Kansas GOP Senator Asks Trump Admin to Resolve China Trade Dispute: Farmers Are on the 'Verge of Financial Collapse'

A Kansas Republican senator on Monday urged the Trump administration to resolve America's trade dispute with China to provide "greater market certainty for farmers and ranchers" in the state.

In a letter to the U.S. Department of Agriculture Secretary Sonny Perdue, Jerry Moran, the junior senator from Kansas since 2011, pointed to the damage the trade dispute had had on his state's farmers and ranchers.

"Kansas farmers' and ranchers' ability to earn a living depends on selling the food and fiber they group around the world," the senator wrote. "Without exports, the question becomes: What 48 percent of wheat acres do we no longer plant in Kansas? The income generated by exports keeps Kansas producers in business and sustains our rural communities."

"Tariffs our country levied against China, and China's retaliatory tariffs targeted at our farmers and ranchers, threaten to cause long-term damage to U.S. agriculture," Moran continued. "Kansas farmers and ranchers understand the need to hold China accountable for bad behavior on trade. Yet, net farm income has fallen by 50 percent since 2013, and the trade war has pushed commodity prices down even further.

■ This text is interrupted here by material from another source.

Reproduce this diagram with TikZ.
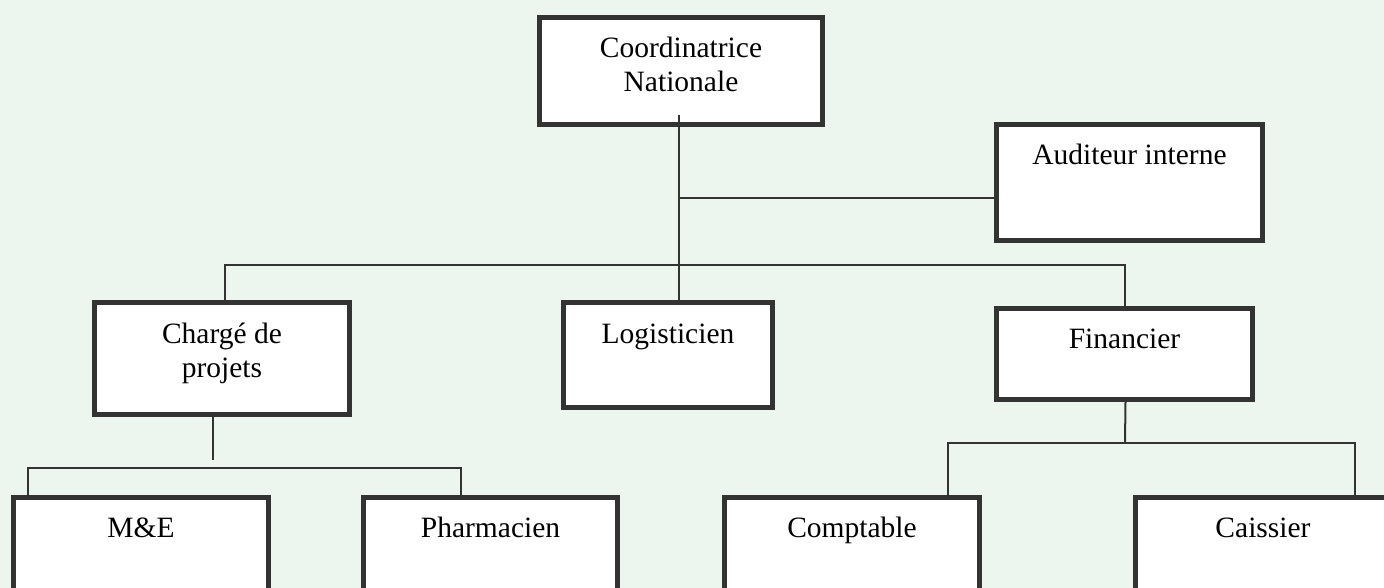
\documentclass[tikz,border=0pt]{standalone}
\usepackage{fontspec}
\setmainfont{Liberation Serif}
\definecolor{bgc}{HTML}{EDF6EE}
\definecolor{edgec}{HTML}{333333}
\begin{document}
\begin{tikzpicture}[x=1pt,y=-1pt,
  box/.style={draw=edgec, line width=5pt, fill=white, inner sep=0pt, rectangle},
  lbl/.style={font=\fontsize{29.5}{34}\selectfont, text=black, inner sep=0pt, align=center, anchor=base},
  conn/.style={draw=edgec, line width=2pt}]
\useasboundingbox (0,0) rectangle (1384,588);
\fill[bgc] (0,0) rectangle (1384,588);
\clip (0,0) rectangle (1384,588);
% boxes
\node[box, minimum width=283, minimum height=107] (coord) at (681,71) {};
\node[box, minimum width=266, minimum height=116] (aud) at (1129.5,182.5) {};
\node[box, minimum width=255, minimum height=112] (charge) at (222,358.5) {};
\node[box, minimum width=209, minimum height=105] (logist) at (668,355) {};
\node[box, minimum width=256, minimum height=91] (fin) at (1124.5,354) {};
\node[box, minimum width=255, minimum height=140] (me) at (141,567.5) {};
\node[box, minimum width=254, minimum height=140] (pharm) at (490.5,567.5) {};
\node[box, minimum width=255, minimum height=140] (compt) at (852,567.5) {};
\node[box, minimum width=255, minimum height=140] (caiss) at (1263,567.5) {};
% labels (base = baseline of the last line)
\node[lbl] (coordT) at ([yshift=-77pt]coord.north) {Coordinatrice\\Nationale};
\node[lbl] (audT) at ([yshift=-43pt]aud.north) {Auditeur interne};
\node[lbl] (chargeT) at ([yshift=-77pt]charge.north) {Chargé de\\projets};
\node[lbl] (logistT) at ([yshift=-43pt]logist.north) {Logisticien};
\node[lbl] (finT) at ([yshift=-42pt]fin.north) {Financier};
\node[lbl] (meT) at ([yshift=-42pt]me.north) {M\&E};
\node[lbl] (pharmT) at ([yshift=-42pt]pharm.north) {Pharmacien};
\node[lbl] (comptT) at ([yshift=-42pt]compt.north) {Comptable};
\node[lbl] (caissT) at ([yshift=-42pt]caiss.north) {Caissier};
% connector points
\coordinate (trunk) at (679,115);
\coordinate (audj) at (679,198);
\coordinate (busL) at (225,265);
\coordinate (busR) at (1125,265);
\coordinate (chargeEnd) at (213,460);
\coordinate (busA) at (28,468);
\coordinate (busB) at (461,468);
\coordinate (finJ) at (1125,443);
\coordinate (busC) at (948,443);
\coordinate (busD) at (1355,443);
% connectors
\draw[conn] (trunk) -- (trunk |- logist.north);
\draw[conn] (audj) -- (audj -| aud.west);
\draw[conn] (charge.north -| busL) -- (busL) -- (busR) -- (busR |- fin.north);
\draw[conn] (chargeEnd |- charge.south) -- (chargeEnd);
\draw[conn] (me.north -| busA) -- (busA) -- (busB) -- (busB |- pharm.north);
\draw[conn] ([xshift=1pt]fin.south |- fin.south) -- (finJ);
\draw[conn] (compt.north -| busC) -- (busC) -- (busD) -- (busD |- caiss.north);
\end{tikzpicture}
\end{document}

"Many farmers and ranchers are on the verge of financial collapse," he wrote.

Moran's letter came after trade negotiations with China took a step backward earlier this month, which escalated tensions between the two nations even further following more than a year of harsh tariffs from both sides.

Trade discussions between Beijing and Washington collapsed on May 10 as President Donald Trump slapped additional tariffs on $200 billion worth of Chinese goods. As expected, China retaliated days later with tit-for-tat tariffs on roughly $60 billion of U.S. products.

In a series of tweets, Trump threatened China over the failed negotiations and warned he would tax all the country's imports if it continued to walk back a trade deal. "Tariffs will make our Country MUCH STRONGER, not weaker," the president tweeted. "Just sit back and watch! In the meantime, China should not renegotiate deals with the U.S. at the last minute. This is not the Obama Administration, or the Administration of Sleepy Joe, who let China get away with 'murder!'"

Although Perdue announced that about $20 billion would be given to farmers as assistance to alleviate financial tensions brought on by the trade dispute, Moran said in his letter that the solution wasn't "sustainable."

"This inherent unpredictability of ad hoc disaster assistance underlies the strong preference of farmers and ranchers for markets to sell their livestock and crops instead of government payments," he said.